Couture's Maple Shop, in Westfield, Vermont, taps 7,500 trees and produces 2,000 to 2,500 gallons (9,092 to 11,370 liters) of syrup a year.

The syrup-making season is short, typically lasting a month, and is entirely dependent on the weather.

Sugarers gather sap as winter changes to spring, when temperatures drop to around 20 degrees Fahrenheit (-6.66 Celsius) overnight and warm up to about 40 degrees Fahrenheit (4.44 C) during the day. Once overnight temperatures stop dropping below freezing, the sap starts to taste bitter and the season ends.

After several poor years in Canada, the 2008 season was disastrous for producers in that country and the northernmost parts of Vermont, New Hampshire and Maine. Freezing temperatures lasted longer than usual and when spring arrived it came quickly, leaving a short window to produce syrup.

Production in Quebec, which makes about 80 percent of the world's maple syrup, plummeted by 32 percent from 2004 through 2008, reflecting brutal winters that produced little syrup.

During that slump, producers in that Canadian province sold off their estimated 5 million gallons (23 million liters) of reserves. By late last year, bulk syrup buyers -- who secure supplies for supermarket chains and commercial users -- were having a hard time buying syrup at any price.

The pipeline is empty. There is no maple syrup, said Bob Jakeman, owner of family-run Jakeman's Maple Products, based in Beachville, Ontario. A lot of the packers in Quebec, the larger ones, ran out of syrup in November and December.

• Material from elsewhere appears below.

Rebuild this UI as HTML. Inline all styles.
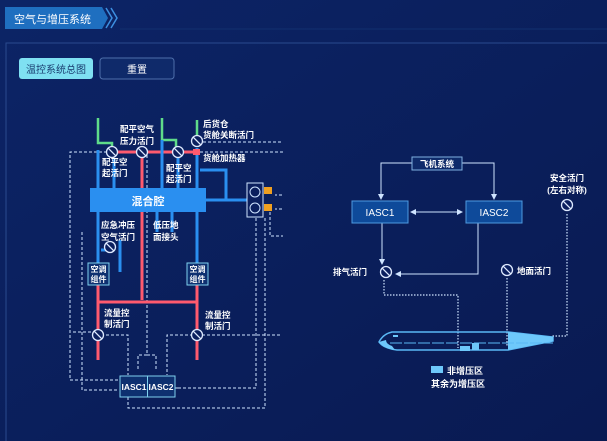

Jakeman, whose family has been making maple syrup since 1873, had to turn down some orders for syrup this winter.

TOO RICH A TREAT?

While syrup-makers welcome the higher prices, most admit they fear the cost could become too much for consumers to swallow. Retail prices are approaching $60 a gallon, though most consumers buy smaller containers.

The price that producers are getting is great, but you can only afford to keep that going for as long as the people who are selling it can extract it from the marketplace, said Jeffrey Carr, president of Economic & Policy Resources Inc, a consulting firm in Williston, Vermont.

At Whole Foods Market Inc , the largest publicly held U.S. natural foods retailer, sales of maple syrup have remained steady, said spokeswoman Libba Letton.

We're always watching for those signs, because you can live without maple. And I always wonder when too much is too much, said Dale Wentworth of Warren Farm in North Brookfield, Massachusetts, which produces about 600 to 1,300 gallons (2,700 to 5,900 liters) of syrup per year. I honestly haven't seen a lot of grumbling and I thought I would hear it.

But Couture, who also raises dairy cattle and runs a bed-and-breakfast at his 117-year-old farmhouse, is wary. You wonder what that tipping point is, Couture said. Maybe some of that has been reached already.